_PROVIDED RECORDS_

◆ ◆ ◆

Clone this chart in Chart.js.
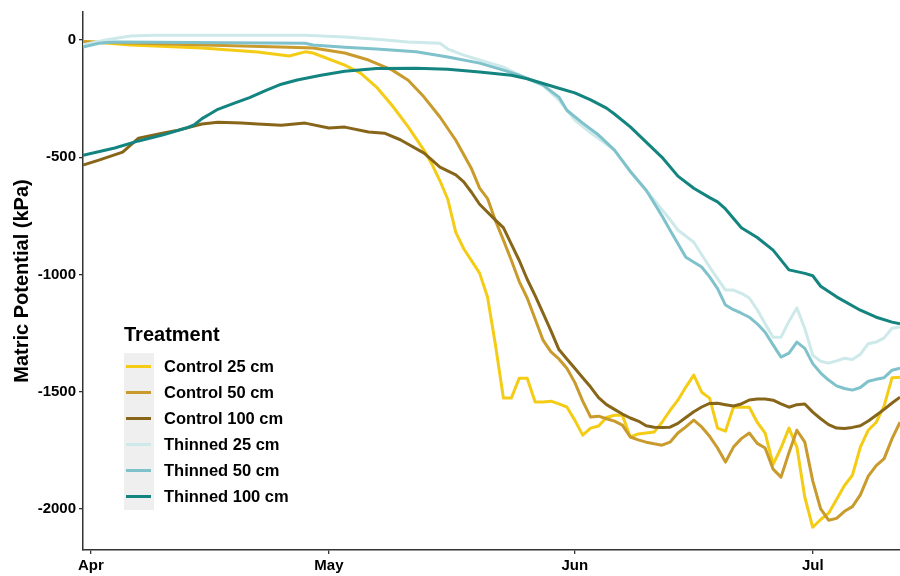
<!DOCTYPE html>
<html>
<head>
<meta charset="utf-8">
<script src="https://cdn.jsdelivr.net/npm/chart.js@4/dist/chart.umd.min.js"></script>
<style>
  html, body { margin: 0; padding: 0; background: #ffffff; }
  #wrap { position: relative; width: 900px; height: 576px; overflow: hidden; font-family: "Liberation Sans", Arial, sans-serif; }
  #chart { position: absolute; left: 0; top: 0; }
  #legend-title { position: absolute; left: 124px; top: 321px; font-weight: bold; font-size: 20px; line-height: 26px; color: #000; }
  #legend-keys { position: absolute; left: 124px; top: 353px; width: 30px; height: 157px; background: #efefef; }
  .row { position: absolute; left: 124px; height: 26px; line-height: 26px; }
  .swatch { position: absolute; left: 2px; top: 12px; width: 25px; height: 3px; }
  .lab { position: absolute; left: 40px; top: 0; white-space: nowrap; font-weight: bold; font-size: 16.5px; color: #000; }
</style>
</head>
<body>
<div id="wrap">
  <canvas id="chart" width="900" height="576"></canvas>
  <div id="legend-title">Treatment</div>
  <div id="legend-keys"></div>
  <div id="legend-rows"></div>
</div>
<script>
// Days are counted from 1 April (day 0); values are soil matric potential in kPa.
const monthTicks = [0, 30, 61, 91];
const monthLabels = ['Apr', 'May', 'Jun', 'Jul'];
const yTicks = [0, -500, -1000, -1500, -2000];

const seriesNames = ['Control 25 cm', 'Control 50 cm', 'Control 100 cm', 'Thinned 25 cm', 'Thinned 50 cm', 'Thinned 100 cm'];
const seriesColors = ['#F4CC16', '#C99A2C', '#87661A', '#CDE9EA', '#7FC2CB', '#13847F'];

const control25Days = [-1, 5, 14, 21, 25, 27, 28, 32, 34, 36, 38, 40, 42, 43, 44, 45, 46, 47, 49, 50, 51, 52, 53, 54, 55, 56, 57, 58, 59, 60, 61, 62, 63, 64, 65, 66, 67, 68, 69, 70, 71, 72, 73, 74, 75, 76, 77, 78, 79, 80, 81, 82, 83, 84, 85, 86, 87, 88, 89, 90, 91, 92, 93, 94, 95, 96, 97, 98, 99, 100, 101, 102];
const control25 = [-5, -21, -34, -51, -68, -50, -55, -107, -141, -200, -280, -370, -470, -530, -600, -680, -820, -890, -994, -1096, -1300, -1527, -1527, -1442, -1442, -1544, -1544, -1540, -1552, -1565, -1621, -1685, -1655, -1646, -1610, -1600, -1600, -1693, -1680, -1676, -1672, -1630, -1580, -1536, -1480, -1429, -1502, -1527, -1655, -1668, -1566, -1566, -1566, -1630, -1676, -1810, -1740, -1655, -1736, -1950, -2078, -2045, -2018, -1960, -1900, -1856, -1736, -1664, -1630, -1560, -1440, -1438];

const control50Days = [-1, 25, 28, 32, 35, 38, 40, 42, 44, 46, 48, 49, 50, 51, 52, 53, 54, 55, 56, 57, 58, 59, 60, 61, 62, 63, 64, 65, 66, 67, 68, 69, 70, 71, 72, 73, 74, 75, 76, 77, 78, 79, 80, 81, 82, 83, 84, 85, 86, 87, 88, 89, 90, 91, 92, 93, 94, 95, 96, 97, 98, 99, 100, 101, 102];
const control50 = [-7, -30, -34, -55, -85, -128, -171, -243, -328, -427, -550, -631, -676, -770, -853, -939, -1030, -1100, -1190, -1280, -1330, -1360, -1400, -1460, -1540, -1608, -1604, -1615, -1625, -1642, -1693, -1705, -1715, -1722, -1728, -1715, -1676, -1650, -1621, -1650, -1690, -1740, -1800, -1736, -1700, -1676, -1720, -1740, -1830, -1864, -1760, -1664, -1715, -1880, -2000, -2048, -2040, -2010, -1990, -1940, -1860, -1815, -1785, -1700, -1630];

const control100Days = [-1, 1, 4, 6, 9, 11, 14, 16, 19, 21, 24, 27, 30, 32, 35, 37, 39, 42, 44, 46, 47, 48, 49, 51, 52, 53, 54, 55, 56, 57, 58, 59, 60, 61, 62, 63, 64, 65, 66, 67, 68, 69, 70, 71, 72, 73, 74, 75, 76, 77, 78, 79, 80, 81, 82, 83, 84, 85, 86, 87, 88, 89, 90, 91, 92, 93, 94, 95, 96, 97, 98, 99, 100, 101, 102];
const control100 = [-533, -512, -478, -418, -397, -384, -358, -350, -354, -358, -363, -354, -375, -371, -392, -397, -425, -482, -542, -575, -605, -650, -700, -768, -800, -870, -940, -1020, -1090, -1165, -1240, -1320, -1360, -1400, -1440, -1480, -1525, -1555, -1575, -1595, -1612, -1625, -1645, -1651, -1652, -1651, -1635, -1610, -1585, -1565, -1550, -1549, -1555, -1561, -1552, -1535, -1531, -1531, -1536, -1552, -1566, -1555, -1552, -1587, -1615, -1640, -1655, -1657, -1652, -1645, -1625, -1600, -1575, -1548, -1523];

const thinned25Days = [-1, 2, 5, 8, 27, 32, 36, 40, 44, 45, 47, 49, 52, 54, 57, 59, 61, 63, 66, 68, 71, 73, 74, 76, 78, 80, 81, 82, 83, 84, 85, 86, 87, 88, 89, 90, 91, 92, 93, 94, 95, 96, 97, 98, 99, 100, 101, 102];
const thinned25 = [-20, 2, 18, 21, 21, 13, 4, -8, -13, -38, -64, -85, -115, -149, -192, -256, -341, -395, -469, -560, -682, -765, -810, -862, -968, -1066, -1066, -1080, -1100, -1150, -1210, -1267, -1267, -1200, -1143, -1230, -1344, -1370, -1378, -1368, -1357, -1362, -1340, -1295, -1288, -1270, -1229, -1224];

const thinned50Days = [-1, 1, 3, 27, 28, 32, 36, 41, 45, 49, 52, 54, 57, 59, 60, 62, 64, 66, 68, 70, 71, 72, 73, 75, 77, 78, 79, 80, 81, 82, 83, 84, 85, 86, 87, 88, 89, 90, 91, 92, 93, 94, 95, 96, 97, 98, 99, 100, 101, 102];
const thinned50 = [-30, -13, -8, -13, -21, -30, -38, -50, -72, -98, -128, -149, -192, -243, -299, -354, -405, -469, -560, -640, -695, -750, -810, -926, -968, -1010, -1060, -1130, -1150, -1165, -1182, -1210, -1246, -1300, -1352, -1335, -1288, -1315, -1380, -1420, -1450, -1475, -1486, -1493, -1482, -1455, -1447, -1440, -1408, -1399];

const thinned100Days = [-1, 3, 6, 9, 12, 13, 14, 15, 16, 18, 20, 22, 24, 26, 29, 32, 36, 41, 45, 49, 53, 55, 57, 59, 61, 63, 65, 66, 68, 70, 72, 74, 76, 78, 79, 80, 82, 84, 86, 88, 90, 91, 92, 94, 97, 99, 101, 102];
const thinned100 = [-491, -460, -430, -405, -375, -362, -335, -315, -295, -270, -245, -215, -188, -170, -150, -133, -121, -120, -124, -136, -150, -165, -185, -205, -225, -255, -290, -315, -370, -435, -500, -580, -632, -672, -690, -720, -800, -842, -896, -980, -995, -1005, -1050, -1095, -1152, -1182, -1203, -1210];

const seriesDays = [control25Days, control50Days, control100Days, thinned25Days, thinned50Days, thinned100Days];
const seriesValues = [control25, control50, control100, thinned25, thinned50, thinned100];

const datasets = seriesNames.map((name, i) => ({
  label: name,
  data: seriesDays[i].map((d, k) => ({ x: d, y: seriesValues[i][k] })),
  borderColor: seriesColors[i],
  backgroundColor: seriesColors[i],
  borderWidth: 3,
  borderJoinStyle: 'round',
  borderCapStyle: 'butt',
  pointRadius: 0,
  tension: 0,
  fill: false,
  // later treatments sit on top of earlier ones
  order: seriesNames.length - i
}));

const axisColor = '#333333';
const tickFont = { family: '"Liberation Sans", Arial, sans-serif', size: 15, weight: 'bold' };

new Chart(document.getElementById('chart'), {
  type: 'line',
  data: { datasets },
  options: {
    responsive: false,
    animation: false,
    events: [],
    layout: { padding: { top: 12, right: 0, bottom: 0, left: 0 } },
    plugins: { legend: { display: false }, tooltip: { enabled: false } },
    scales: {
      x: {
        type: 'linear',
        min: -1,
        max: 102,
        afterBuildTicks: (scale) => { scale.ticks = monthTicks.map(v => ({ value: v })); },
        afterFit: (scale) => { scale.height = 26; },
        ticks: {
          autoSkip: false,
          maxRotation: 0,
          padding: 3,
          color: '#000',
          font: tickFont,
          callback: (value, index) => monthLabels[index]
        },
        grid: { drawOnChartArea: false, drawTicks: true, tickLength: 4, color: axisColor, lineWidth: 1.3 },
        border: { display: true, color: axisColor, width: 1.5 }
      },
      y: {
        type: 'linear',
        min: -2175,
        max: 120,
        afterBuildTicks: (scale) => { scale.ticks = yTicks.map(v => ({ value: v })); },
        afterFit: (scale) => { scale.width = 83; },
        ticks: {
          autoSkip: false,
          padding: 3,
          color: '#000',
          font: tickFont,
          callback: (value) => String(value)
        },
        title: {
          display: true,
          text: 'Matric Potential (kPa)',
          color: '#000',
          font: { family: '"Liberation Sans", Arial, sans-serif', size: 20, weight: 'bold' },
          padding: { top: 10, bottom: 0 }
        },
        grid: { drawOnChartArea: false, drawTicks: true, tickLength: 4, color: axisColor, lineWidth: 1.3 },
        border: { display: true, color: axisColor, width: 1.5 }
      }
    }
  }
});

// Legend built from the same series names and colours
const rows = document.getElementById('legend-rows');
seriesNames.forEach((name, i) => {
  const row = document.createElement('div');
  row.className = 'row';
  row.style.top = (353 + i * 26) + 'px';
  const sw = document.createElement('div');
  sw.className = 'swatch';
  sw.style.background = seriesColors[i];
  const lab = document.createElement('div');
  lab.className = 'lab';
  lab.textContent = name;
  row.appendChild(sw);
  row.appendChild(lab);
  rows.appendChild(row);
});
</script>
</body>
</html>
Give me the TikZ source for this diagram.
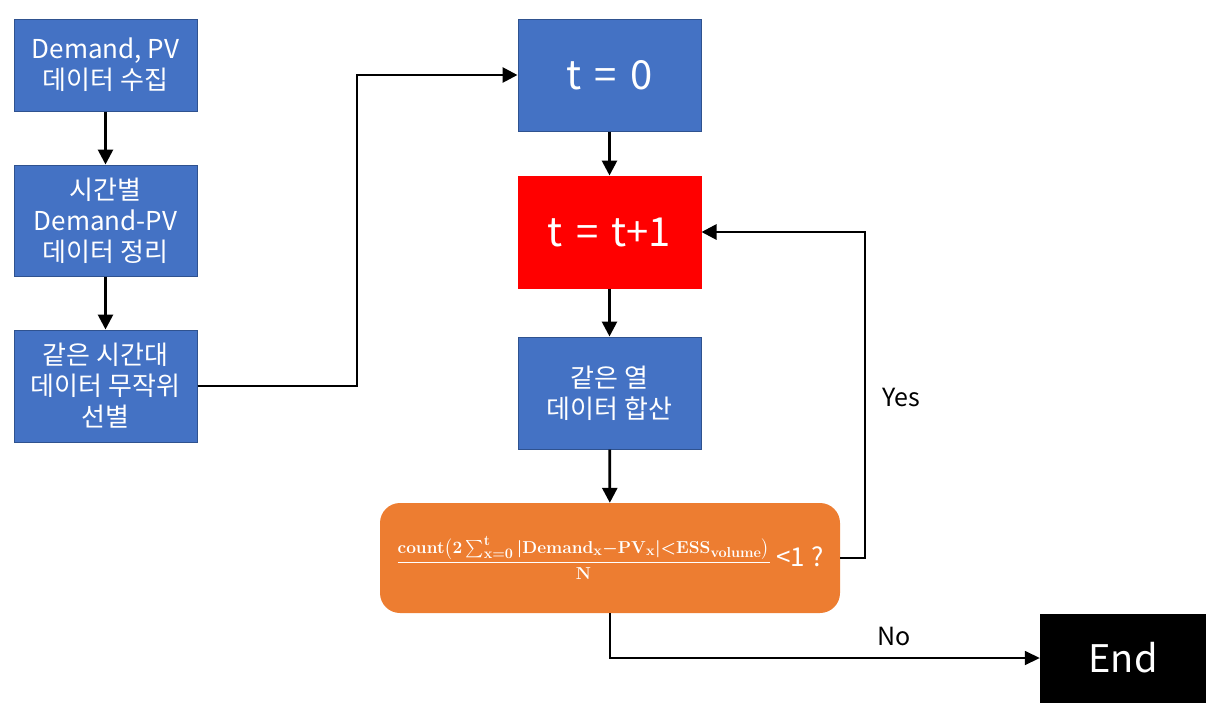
\documentclass[tikz,border=0pt]{standalone}
\usepackage[no-math]{fontspec}
\setmainfont{Noto Sans CJK KR}
\usepackage{amsmath}
\DeclareMathSizes{18}{18}{14}{11}
\usetikzlibrary{arrows.meta, positioning, calc}
\definecolor{boxblue}{HTML}{4472C4}
\definecolor{boxedge}{HTML}{2F528F}
\definecolor{condorange}{HTML}{ED7D31}
\tikzset{
  stepbox/.style={rectangle, fill=boxblue, draw=boxedge, line width=1pt, text=white,
    minimum width=183pt, minimum height=112pt, align=center, inner sep=0pt,
    font=\fontsize{26}{31}\selectfont},
  arr/.style={-{Triangle[length=15pt, width=15pt]}, line width=2.8pt},
  thinarr/.style={-{Triangle[length=15pt, width=14pt]}, line width=1.6pt},
  lbl/.style={font=\fontsize{25}{28}\selectfont}
}
\begin{document}
\begin{tikzpicture}[x=1pt, y=-1pt]
      \useasboundingbox (0,0) rectangle (1216,713);

      \node[stepbox, minimum height=92pt] (collect) at (105.5, 65) {Demand, PV\\데이터 수집};
      \node[stepbox, minimum height=111pt] (sortdata) at (105.5, 220.5) {시간별\\Demand-PV\\데이터 정리};
      \node[stepbox] (pick) at (105.5, 386) {같은 시간대\\데이터 무작위\\선별};

      \node[stepbox, font=\fontsize{40}{44}\selectfont] (tzero) at (609.5, 75) {t\,\,=\,\,0};
      \node[stepbox, fill=red, draw=red, font=\fontsize{40}{44}\selectfont] (tinc) at (609.5, 232) {t\,\,=\,\,t+1};
      \node[stepbox] (colsum) at (609.5, 393) {같은 열\\데이터 합산};

      \node[rectangle, rounded corners=20pt, fill=condorange, text=white, minimum width=460pt,
        minimum height=110pt, inner sep=0pt, font=\fontsize{26}{30}\selectfont] (cond) at (610, 558)
        {{\boldmath\fontsize{18}{22}\selectfont$\dfrac{\mathbf{count}\bigl(2\textstyle\sum_{\mathbf{x=0}}^{\mathbf{t}}|\mathbf{Demand}_{\mathbf{x}}{-}\mathbf{PV}_{\mathbf{x}}|{<}\mathbf{ESS}_{\mathbf{volume}}\bigr)}{\mathbf{N}}$} {<}1 ?};

      \node[rectangle, fill=black, text=white, minimum width=166pt, minimum height=89pt,
        inner sep=0pt, font=\fontsize{38}{40}\selectfont] (fin) at (1123, 658) {End};

      \coordinate (bendtop) at (357, 75);
      \coordinate (bendyes) at (865, 232);

      \draw[arr] (collect) -- (sortdata);
      \draw[arr] (sortdata) -- (pick);
      \draw[arr] (pick.east) -| (bendtop) -- (tzero.west);
      \draw[arr] (tzero) -- (tinc);
      \draw[arr] (tinc) -- (colsum);
      \draw[arr] (colsum) -- (cond);
      \draw[arr] (cond.east) -| (bendyes) -- (tinc.east);
      \draw[thinarr] (cond.south) |- (fin.west);

      \node[lbl] (yes) at (901, 397) {Yes};
      \node[lbl] (no) at (894, 636) {No};

    \end{tikzpicture}
\end{document}
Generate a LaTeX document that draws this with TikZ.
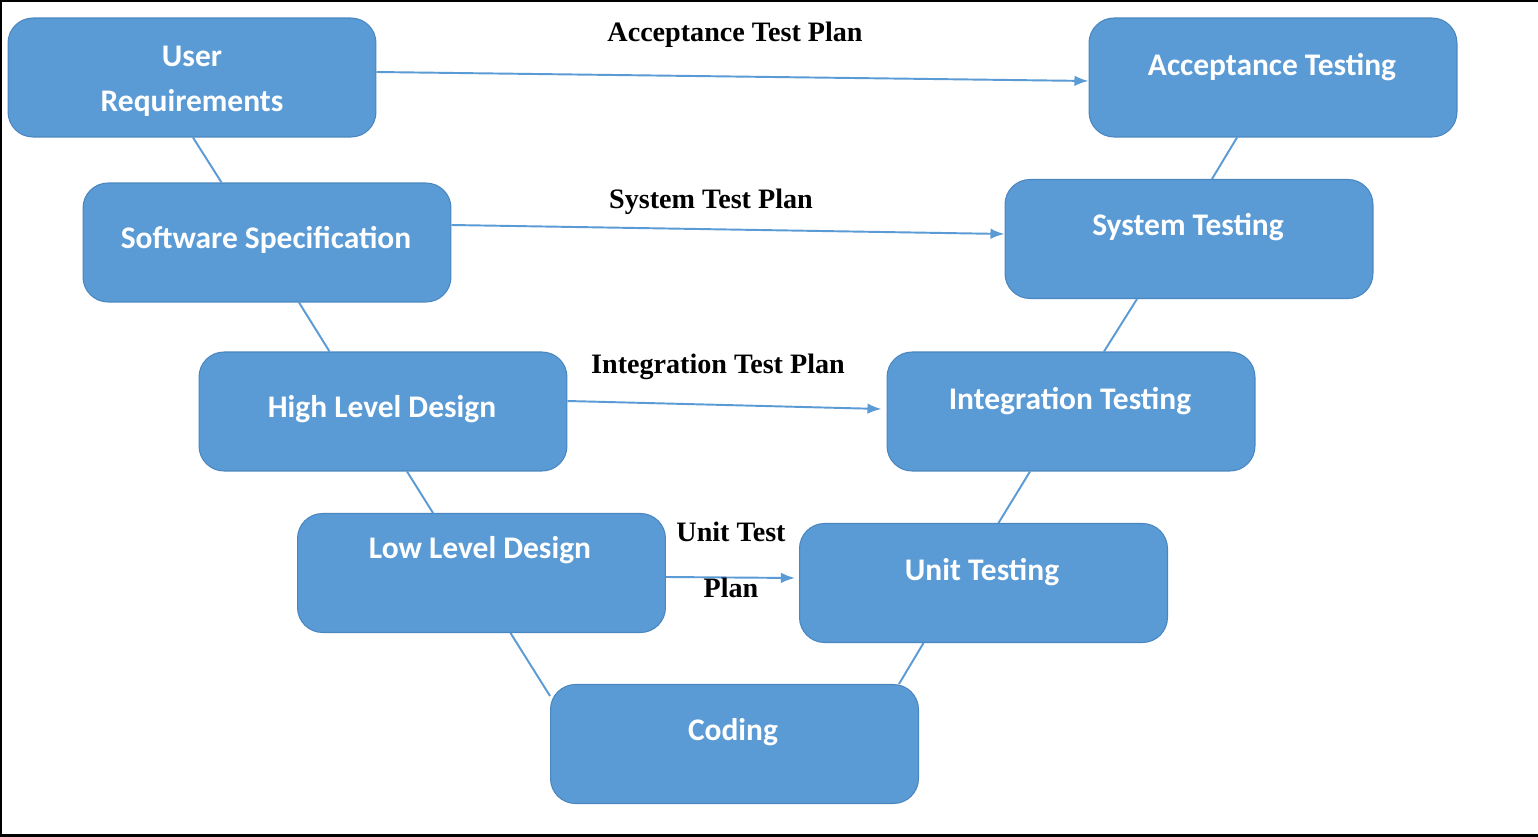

◆ ◆ ◆

_TASK GOAL_
Leave the pictures out, and transcribe exactly the lines above starting at the one that contains "Give me the TikZ source for this diagram." and ending at the one that contains "(0,0) rectangle (1216,713);".

_TASK ANSWER_
Give me the TikZ source for this diagram.
\documentclass[tikz,border=0pt]{standalone}
\usepackage[no-math]{fontspec}
\setmainfont{Noto Sans CJK KR}
\usepackage{amsmath}
\DeclareMathSizes{18}{18}{14}{11}
\usetikzlibrary{arrows.meta, positioning, calc}
\definecolor{boxblue}{HTML}{4472C4}
\definecolor{boxedge}{HTML}{2F528F}
\definecolor{condorange}{HTML}{ED7D31}
\tikzset{
  stepbox/.style={rectangle, fill=boxblue, draw=boxedge, line width=1pt, text=white,
    minimum width=183pt, minimum height=112pt, align=center, inner sep=0pt,
    font=\fontsize{26}{31}\selectfont},
  arr/.style={-{Triangle[length=15pt, width=15pt]}, line width=2.8pt},
  thinarr/.style={-{Triangle[length=15pt, width=14pt]}, line width=1.6pt},
  lbl/.style={font=\fontsize{25}{28}\selectfont}
}
\begin{document}
\begin{tikzpicture}[x=1pt, y=-1pt]
      \useasboundingbox (0,0) rectangle (1216,713);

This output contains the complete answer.